Horses in training can test positive by any of these methods, despite the fact that they do not graze for significant periods. This is because they can become exposed to worm infections during short turnout periods, or if they are allowed to graze on training grounds or at the race course. Wherever there is dung deposited, there may be worms!   

In the case study (Fig. 3), tapeworm and small redworm serum scores in December are shown from horses based at a training yard in the UK. The results demonstrated negligible burdens (<1,000 worms) of small redworms in ~1/3 of the group, with only 14% of horses recommended for tapeworm treatment. These horses had 30 minutes turnout to a small paddock each day; dung was not removed from this paddock, providing a source of worm infection. The veterinarian subsequently advised the trainer to remove dung daily from the paddock and to treat test-positive horses with a larvicidal anthelmintic and, where indicated, an anti-tapeworm treatment. These horses previously received regular all-group treatments, so although blood testing recommended a proportion to be wormed, this strategy reduced worming frequency overall and, importantly, provided the trainer with insights regarding management procedures. 

Advice for horses new to a yard

The introduction of newcomers or the return of previous residents to a yard risks introduction of ‘new’ parasites. All new arrivals should be isolated, tested (FEC/small redworm blood test, tapeworm test) and wormed based on the results. For small redworm, a FEC reduction test should be performed to assess wormer sensitivity of the parasites the horse is carrying. Ideally, keep the horse away from grazing in the interim, or at least prevent access to turnout paddocks for 3 days after worming to stop transmission of eggs that are excreted after treatment. 

In conclusion 

Few studies have examined worm prevalence, control practices or effectiveness of anthelmintics on training yards. Those that have, indicate industry-wide overuse of wormers, with few trainers using evidence-based methods [6]. The racing industry must avoid the legacy of spreading drug-resistant worms to other parts of the sector.  Once horses retire from training, they enter a spectrum of environments where the introduction of wormer-resistant parasites could prove extremely detrimental, particularly, breeding enterprises where susceptible young animals will co-graze with mares, or retirement homes/sanctuaries containing geriatric horses that may be more prone to worm-associated disease.
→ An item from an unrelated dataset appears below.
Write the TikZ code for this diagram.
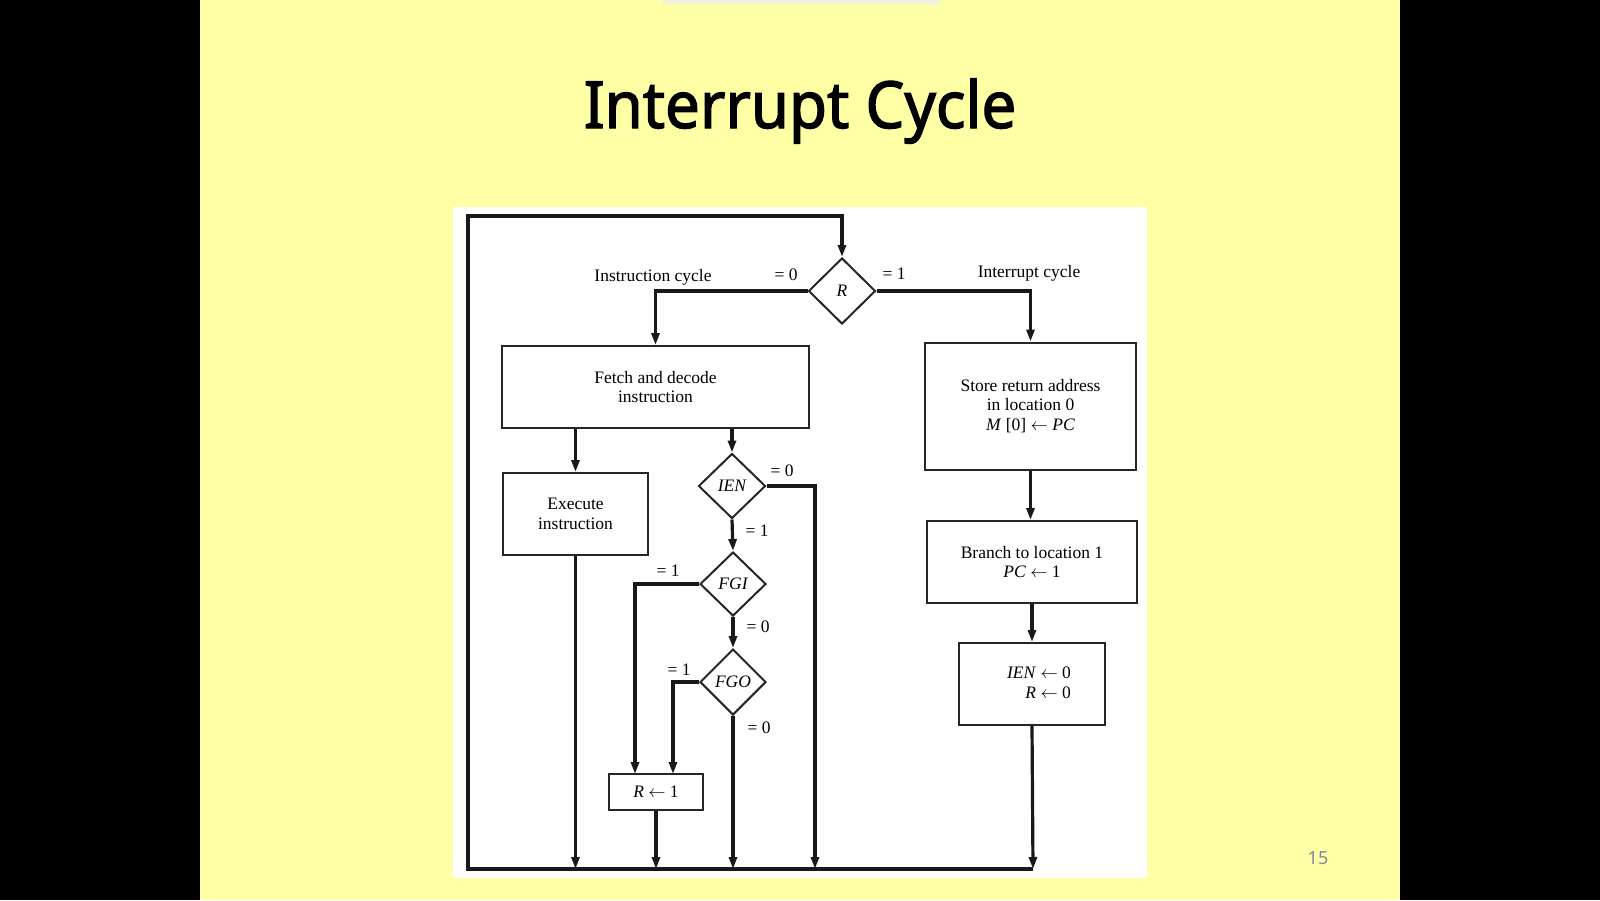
\documentclass[tikz,border=0pt]{standalone}
\usepackage{fontspec}
\setmainfont{Liberation Serif}
\newfontfamily\titlefont[FakeBold=2,FakeStretch=0.95]{Noto Sans}
\newfontfamily\numfont{Noto Sans}
\usetikzlibrary{shapes.geometric,arrows.meta}
\definecolor{slidebg}{RGB}{255,255,166}
\definecolor{pagenum}{RGB}{128,138,158}
\tikzset{
  conn/.style={line width=3.2pt, draw=black!90},
  arr/.style={conn, -{Triangle[length=12pt,width=8pt]}},
  box/.style={draw=black!85, line width=2pt, fill=white, align=center, inner sep=0pt,
    font=\fontsize{17.5}{19.5}\selectfont},
  dia/.style={draw=black!85, line width=2pt, diamond, aspect=1, inner sep=0pt,
    font=\fontsize{17.5}{19.5}\selectfont\itshape},
  lbl/.style={inner sep=0pt, font=\fontsize{17.5}{19.5}\selectfont},
}
\begin{document}
\begin{tikzpicture}[x=1pt,y=-1pt]
\useasboundingbox (0,0) rectangle (1600,900);
\fill[black] (0,0) rectangle (1600,900);
\fill[slidebg] (200,0) rectangle (1400,900);
\shade[top color=black!7, bottom color=slidebg] (663,0) rectangle (940,6);
\fill[white] (453,207) rectangle (1147,878);
% title and page number
\node[inner sep=0pt, anchor=base, font=\fontsize{65}{70}\titlefont] (title) at (800,128) {Interrupt Cycle};
\node[inner sep=0pt, text=pagenum, font=\fontsize{18}{20}\numfont] (pnum) at (1318,858) {15};
% nodes
\node[dia, minimum width=67pt, minimum height=66pt] (R) at (842,291) {R};
\node[box, minimum width=307pt, minimum height=82pt] (fetch) at (655.5,387) {Fetch and decode\\instruction};
\node[box, minimum width=211pt, minimum height=127pt] (store) at (1030.5,406) {Store return address\\in location 0\\\textit{M} [0] $\leftarrow$ \textit{PC}};
\node[box, minimum width=210pt, minimum height=82pt] (branch) at (1032,562) {Branch to location 1\\\textit{PC} $\leftarrow$ 1};
\node[box, minimum width=146pt, minimum height=82pt] (ienr) at (1032,684) {};
\node[lbl, align=right] (ienrtext) at (1039,683) {\textit{IEN} $\leftarrow$ 0\\\textit{R} $\leftarrow$ 0};
\node[box, minimum width=145pt, minimum height=82pt] (exec) at (575.5,514) {Execute\\instruction};
\node[dia, minimum width=67pt, minimum height=65pt] (IEN) at (732,486) {IEN};
\node[dia, minimum width=66pt, minimum height=64pt] (FGI) at (733,584) {FGI};
\node[dia, minimum width=66pt, minimum height=66pt] (FGO) at (733,682) {FGO};
\node[box, minimum width=94pt, minimum height=36pt] (r1) at (656,792) {\textit{R} $\leftarrow$ 1};
% coordinates
\coordinate (bl) at (468,869);
\coordinate (tl) at (468,216);
\coordinate (br) at (1033,869);
\coordinate (ien0) at (815,869);
\coordinate (fgi1) at (635,774);
\coordinate (fgo1) at (673,774);
% connectors
\draw[arr] (br) -- (bl) -- (tl) -| (R.north);
\draw[arr] (R.west) -| (fetch.north);
\draw[arr] (R.east) -| (store.north);
\draw[arr] (store.south) -- (store.south |- branch.north);
\draw[arr] (branch.south) -- (branch.south |- ienr.north);
\draw[arr] (ienr.south) -- (br);
\draw[arr] (exec.north |- fetch.south) -- (exec.north);
\draw[arr] (exec.south) -- (exec.south |- bl);
\draw[arr] (IEN.north |- fetch.south) -- (IEN.north);
\draw[arr] (IEN.east) -| (ien0);
\draw[arr] (IEN.south) -- (FGI.north);
\draw[arr] (FGI.south) -- (FGO.north);
\draw[arr] (FGO.south) -- (FGO.south |- bl);
\draw[arr] (FGI.west) -| (fgi1);
\draw[arr] (FGO.west) -| (fgo1);
\draw[arr] (r1.south) -- (r1.south |- bl);
% labels
\node[lbl] (l1) at (653,277) {Instruction cycle};
\node[lbl] (l2) at (786,275) {= 0};
\node[lbl] (l3) at (894,274) {= 1};
\node[lbl] (l4) at (1029,273) {Interrupt cycle};
\node[lbl] (l5) at (782,471) {= 0};
\node[lbl] (l6) at (757,531) {= 1};
\node[lbl] (l7) at (668,571) {= 1};
\node[lbl] (l8) at (758,627) {= 0};
\node[lbl] (l9) at (679,670) {= 1};
\node[lbl] (l10) at (759,728) {= 0};
\end{tikzpicture}
\end{document}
The introduction of drug-resistant parasites to leisure riding establishments or yards focused on eventing, show jumping or dressage, would be viewed as a negative sequelae of the over-use of anthelmintics in the training sector. Given the amount of attention paid to the health and physiology of racehorses, trainers, working with their veterinarian, are perfectly poised to adopt worm control plans designed to meet the needs of the individual by following a diagnostic-led approach. An exemplar control plan is shown in Fig. 4.



References

  1. Nielsen 2022. Int J Parasitol Drugs Drug Resist. 20;76-88.

  2. Nielsen 2023. Int J Parasitol Drugs Drug Resist. 22:96-101.

  3. Relf et al. 2013. Parasitology 140:641-652. 

  4. Lightbody et al. 2016. Vet Clin Pathol. 45:335-346.

  5. Matthews et al. 2024. In Practice 46:34-41.

  6. Rosanowski et al. 2016. Equine Vet J. 48:387-93.